Apollo begg'd pardon, and granted his claim,
But vowed, that till then, he had ne'er heard his name."

And so the squib goes off.

Before Eusden gave the world the poems which have been mentioned as probably gaining for him this office, he published in 1714 a set of verses, which he had written and recited at the Public Commencement at Cambridge. When it is remembered that these limping heroics were spoken to an audience, partly composed of ladies, and chiefly addressed to them, their licence seems astonishing. Any extract we might give, would in this age of refinement infallibly place this work in the Index Expurgatorius of all fathers of families. And yet these prurient lines which we dare not quote, but which the curious may see in the Library of the British Museum, were specially composed and repeated for the edification and amusement of some of the noblest and fairest of our great-great-grandmothers. In 1718, Eusden addressed a poem to Her Royal Highness on the birth of a Prince. He soon after produced an "Ode for the New Year." In 1722 three pieces followed; one to the Lord Chancellor on his being created Earl of Macclesfield; the second to Lord Parker on his return from his travels; the third to that nobleman on his matrimonial alliance with Mrs. Mary Lane. What the character of these lucubrations is, some idea may be formed from the nature of their subjects.
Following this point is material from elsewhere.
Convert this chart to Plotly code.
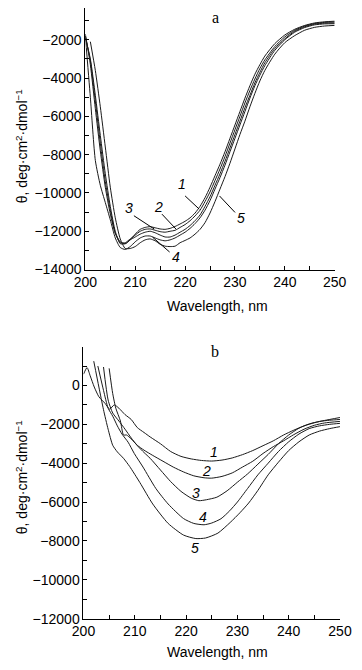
import plotly.graph_objects as go

# ---------------- Panel a (top) ----------------
wl_a = [200, 201, 202, 203, 204, 205, 206, 207, 208, 209, 210, 211, 212, 213, 214, 215, 216, 217, 218, 219,
        220, 221, 222, 223, 224, 225, 226, 227, 228, 229, 230, 231, 232, 233, 234, 235, 236,
        238, 240, 242, 244, 246, 248, 250]

a1 = [-1700, -3300, -5600, -7800, -9700, -11100, -12100, -12550, -12650, -12450, -12150, -11900, -11800, -11760,
      -11820, -11880, -11900, -11850, -11750, -11620, -11480, -11300, -11050, -10700, -10250, -9700, -9100, -8500,
      -7850, -7150, -6450, -5750, -5050, -4400, -3800, -3300, -2850, -2200, -1750, -1450, -1250, -1120, -1060, -1030]
a2 = [-1800, -3100, -5200, -7400, -9400, -10900, -12100, -12600, -12600, -12400, -12200, -12000, -11900, -11880,
      -11950, -12020, -12050, -12000, -11950, -11800, -11650, -11450, -11200, -10900, -10450, -9950, -9350, -8750,
      -8100, -7400, -6700, -6000, -5300, -4650, -4050, -3500, -3050, -2350, -1850, -1500, -1280, -1150, -1090, -1070]
a3 = [-1900, -3000, -4900, -7000, -9000, -10700, -12000, -12650, -12650, -12450, -12300, -12150, -12050, -12000,
      -12080, -12200, -12300, -12300, -12200, -12050, -11900, -11700, -11450, -11150, -10700, -10200, -9600, -9000,
      -8350, -7650, -6950, -6250, -5550, -4900, -4250, -3700, -3200, -2450, -1950, -1550, -1320, -1180, -1130, -1120]
a4 = [-1800, -5000, -8300, -9600, -10500, -11400, -12350, -12850, -12950, -12800, -12550, -12350, -12250, -12250,
      -12350, -12450, -12500, -12450, -12350, -12200, -12050, -11850, -11600, -11300, -10900, -10400, -9800, -9200,
      -8550, -7850, -7150, -6450, -5750, -5050, -4400, -3850, -3350, -2550, -2000, -1600, -1360, -1220, -1170, -1160]
a5 = [None, -2100, -3600, -5500, -7600, -9700, -11300, -12400, -12900, -12900, -12800, -12600, -12450, -12400,
      -12500, -12680, -12780, -12800, -12780, -12600, -12480, -12350, -12150, -11900, -11550, -11050, -10450, -9800,
      -9150, -8450, -7700, -6950, -6250, -5500, -4800, -4150, -3600, -2750, -2150, -1780, -1500, -1350, -1280, -1250]

# ---------------- Panel b (bottom) ----------------
b1_x = [200, 200.7, 201.3, 202.1, 203, 204.2, 205.1, 206, 206.9, 208.1, 209.3, 210.5, 211.8, 213, 215, 217, 219,
        221, 223, 225, 227, 229, 231, 233, 235, 237, 239, 241, 243, 245, 247, 250]
b1_y = [580, 920, 500, -80, -580, -920, -1220, -1000, -1170, -1500, -1750, -2170, -2420, -2650, -3000, -3400, -3650,
        -3780, -3860, -3890, -3840, -3730, -3560, -3350, -3100, -2850, -2550, -2300, -2080, -1920, -1800, -1650]

b2_x = [205, 205.7, 206.3, 207.2, 207.8, 208.4, 209.3, 210.5, 211.8, 213.5, 215.5, 217.5, 219.5, 221.5, 223.5, 225,
        227, 229, 231, 233, 235, 237, 239, 241, 243, 245, 247, 250]
b2_y = [880, -420, -1170, -1830, -2550, -2550, -2750, -3080, -3330, -3600, -3900, -4200, -4450, -4650, -4750, -4770,
        -4680, -4500, -4200, -3900, -3500, -3150, -2850, -2530, -2250, -2050, -1930, -1850]

b3_x = [203.9, 204.8, 205.7, 206.9, 208.1, 209.3, 210.5, 211.8, 213, 215, 217, 219, 221, 222.5, 224, 226, 228, 230,
        232, 234, 236, 238, 240, 242, 244, 246, 248, 250]
b3_y = [950, -750, -1420, -1830, -2250, -2700, -3100, -3450, -3750, -4350, -4950, -5450, -5800, -5930, -5880, -5750,
        -5420, -4980, -4550, -4050, -3550, -3000, -2550, -2200, -1980, -1850, -1790, -1750]

b4_x = [202.8, 203.9, 204.8, 205.7, 206.6, 207.5, 208.7, 209.9, 211.6, 214.1, 216.5, 219.5, 221.5, 223.5, 225, 226.8,
        228.5, 230, 232, 234, 236, 238, 240, 242, 244, 246, 248, 250]
b4_y = [1000, -250, -1170, -1580, -2080, -2500, -2920, -3500, -4200, -5300, -6100, -6850, -7100, -7170, -7080, -6860,
        -6450, -6000, -5300, -4600, -4000, -3400, -2900, -2500, -2220, -2080, -2000, -1950]

b5_x = [202, 203, 203.9, 204.8, 205.7, 206.6, 207.8, 209, 211, 213.5, 216.5, 219.5, 221.9, 223.8, 226.2, 228.6,
        230.5, 232.2, 234, 236, 238, 240, 242, 244, 246, 248, 250]
b5_y = [1250, -80, -1250, -2250, -3080, -3420, -3750, -4170, -5000, -6100, -7100, -7700, -7880, -7850, -7600, -7050,
        -6550, -6050, -5400, -4600, -3950, -3350, -2900, -2550, -2350, -2220, -2120]

x_ticks = [200, 210, 220, 230, 240, 250]
y_ticks_a = [-14000, -12000, -10000, -8000, -6000, -4000, -2000]
y_ticks_b = [-12000, -10000, -8000, -6000, -4000, -2000, 0]

curve_labels = ["1", "2", "3", "4", "5"]
label_pos_a = [(219.4, -9517), (214.6, -10708), (208.8, -10811), (218.2, -13344), (231.3, -11328)]
leader_a = [((220.0, -10155), (222.85, -10848)), ((215.36, -11106), (218.16, -11881)),
            ((209.74, -11189), (213.8, -11881)), ((216.9, -13085), (213.48, -12310)),
            ((230.02, -11018), (226.9, -10155))]
label_pos_b = [(225.4, -3441), (223.9, -4407), (221.9, -5558), (223.3, -6746), (221.8, -8389)]


def fmt(v):
    return ("\u2212" + str(abs(v))) if v < 0 else str(v)


W, H = 362, 670
OFF = 8  # default page body margin of the written html


def px(X):
    return (X - OFF) / W


def py(Y):
    return 1 - (Y - OFF) / H


fig = go.Figure()
line_style = dict(color="#1a1a1a", width=1)
for ys in [a1, a2, a3, a4, a5]:
    fig.add_trace(go.Scatter(x=wl_a, y=ys, mode="lines", line=dict(**line_style, shape="spline", smoothing=0.6),
                             xaxis="x", yaxis="y", showlegend=False, hoverinfo="skip"))
for xs, ys in [(b1_x, b1_y), (b2_x, b2_y), (b3_x, b3_y), (b4_x, b4_y), (b5_x, b5_y)]:
    fig.add_trace(go.Scatter(x=xs, y=ys, mode="lines", line=dict(**line_style, shape="spline", smoothing=0.6),
                             xaxis="x2", yaxis="y2", showlegend=False, hoverinfo="skip"))

tickfont = dict(family="Liberation Sans, Arial, sans-serif", size=14, color="black")
common_ax = dict(showline=True, linecolor="black", linewidth=1, showgrid=False, zeroline=False,
                 ticks="inside", ticklen=4, tickcolor="black", tickwidth=1, tickfont=tickfont,
                 tickmode="array")
xminor = dict(dtick=5, tick0=200, ticks="inside", ticklen=4, tickcolor="black")
yminor = dict(dtick=1000, tick0=0, ticks="inside", ticklen=4, tickcolor="black")

fig.update_layout(
    width=W, height=H, margin=dict(l=0, r=0, t=0, b=0),
    paper_bgcolor="white", plot_bgcolor="white",
    xaxis=dict(domain=[px(78), px(345)], range=[200, 250], tickvals=x_ticks, ticktext=[fmt(v) for v in x_ticks],
               minor=xminor, anchor="y", **common_ax),
    yaxis=dict(domain=[py(272.7), py(8)], range=[-14000, -340], tickvals=y_ticks_a,
               ticktext=[fmt(v) for v in y_ticks_a], minor=yminor, anchor="x", **common_ax),
    xaxis2=dict(domain=[px(76), px(350.7)], range=[200, 250], tickvals=x_ticks, ticktext=[fmt(v) for v in x_ticks],
                minor=xminor, anchor="y2", **common_ax),
    yaxis2=dict(domain=[py(626), py(350.7)], range=[-12000, 2000], tickvals=y_ticks_b,
                ticktext=[fmt(v) for v in y_ticks_b], minor=yminor, anchor="x2", **common_ax),
)

ann = []
labfont = dict(family="Liberation Sans, Arial, sans-serif", size=14, color="black")
ytitle = "θ, deg·cm<sup>2</sup>·dmol<sup>−1</sup>"
ann.append(dict(text="Wavelength, nm", x=px(220), y=py(310), xref="paper", yref="paper",
                showarrow=False, font=labfont, xanchor="center", yanchor="middle"))
ann.append(dict(text="Wavelength, nm", x=px(220), y=py(660), xref="paper", yref="paper",
                showarrow=False, font=labfont, xanchor="center", yanchor="middle"))
ann.append(dict(text=ytitle, x=px(10), y=py(148), xref="paper", yref="paper", textangle=-90,
                showarrow=False, font=labfont, xanchor="center", yanchor="middle"))
ann.append(dict(text=ytitle, x=px(10), y=py(483), xref="paper", yref="paper", textangle=-90,
                showarrow=False, font=labfont, xanchor="center", yanchor="middle"))
serif = dict(family="Liberation Serif, Times New Roman, serif", size=16, color="black")
ann.append(dict(text="a", x=px(217), y=1, xref="paper", yref="paper", showarrow=False, font=serif,
                xanchor="center", yanchor="top", borderpad=0))
ann.append(dict(text="b", x=px(217), y=py(355.7), xref="paper", yref="paper", showarrow=False, font=serif,
                xanchor="center", yanchor="middle"))
ifont = dict(family="Liberation Sans, Arial, sans-serif", size=14, color="black")
for lab, (lx, ly) in zip(curve_labels, label_pos_a):
    ann.append(dict(text=f"<i>{lab}</i>", x=lx, y=ly, xref="x", yref="y", showarrow=False, font=ifont,
                    xanchor="center", yanchor="middle"))
for lab, (lx, ly) in zip(curve_labels, label_pos_b):
    ann.append(dict(text=f"<i>{lab}</i>", x=lx, y=ly, xref="x2", yref="y2", showarrow=False, font=ifont,
                    xanchor="center", yanchor="middle"))
fig.update_layout(annotations=ann)

shapes = []
for (p0, p1) in leader_a:
    shapes.append(dict(type="line", x0=p0[0], y0=p0[1], x1=p1[0], y1=p1[1], xref="x", yref="y",
                       line=dict(color="black", width=1)))
fig.update_layout(shapes=shapes)

fig.write_html("out.html")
The warmth of admiration and fervour of flattery is always above fever-heat: the merit below zero.

In Nicholl's select collection his best poems are to be found, and among them some of his translations. Had he employed himself in giving versions of a few of the master-pieces of antiquity, he would have merited a better fame than can be acquired by feeble flatteries of kings and nobles. In translation, he displays some command of language and smoothness of versification. He assisted in a version of Ovid's "Metamorphoses," in which Dryden, Congreve, Addison, Tate, and others were his coadjutors. The whole of one book is by his hand, and so is the story of "Venus and Adonis" in the tenth. Early in life, he had gained the esteem and patronage of Lord Halifax by translating into Latin his poem "On the Battle of the Boyne." He also gave a Latin version of Lord Roscommon's "Essay on Translated Verse." He contributed to "The Guardian" two translations from Claudian. In "The Spectator" he wrote a "Letter on Idols."

Little is known of the life of Eusden; he appears to have retired to the living of Coningsby in Lincolnshire, where he took to drinking and translating Tasso. Gray, in a letter to Mason, writes: "Eusden was a person of great hopes in his youth, though at last he turned out a drunken parson." However much "bemused with beer," his inebriety did not altogether obstruct his literary labours, for he left behind him a manuscript translation of Tasso, with a Life of that Poet.

He died September 27, 1730.

The reader will, we fear, agree with us that more than enough has been said of this versifier. Though a clumsy courtier, his flatteries gained for him in that era patronage. In the present one, his powers of puffery would have been turned to a different account. He might have exhausted imagination in celebrating the virtues of blacking, or the praises of cheap clothing.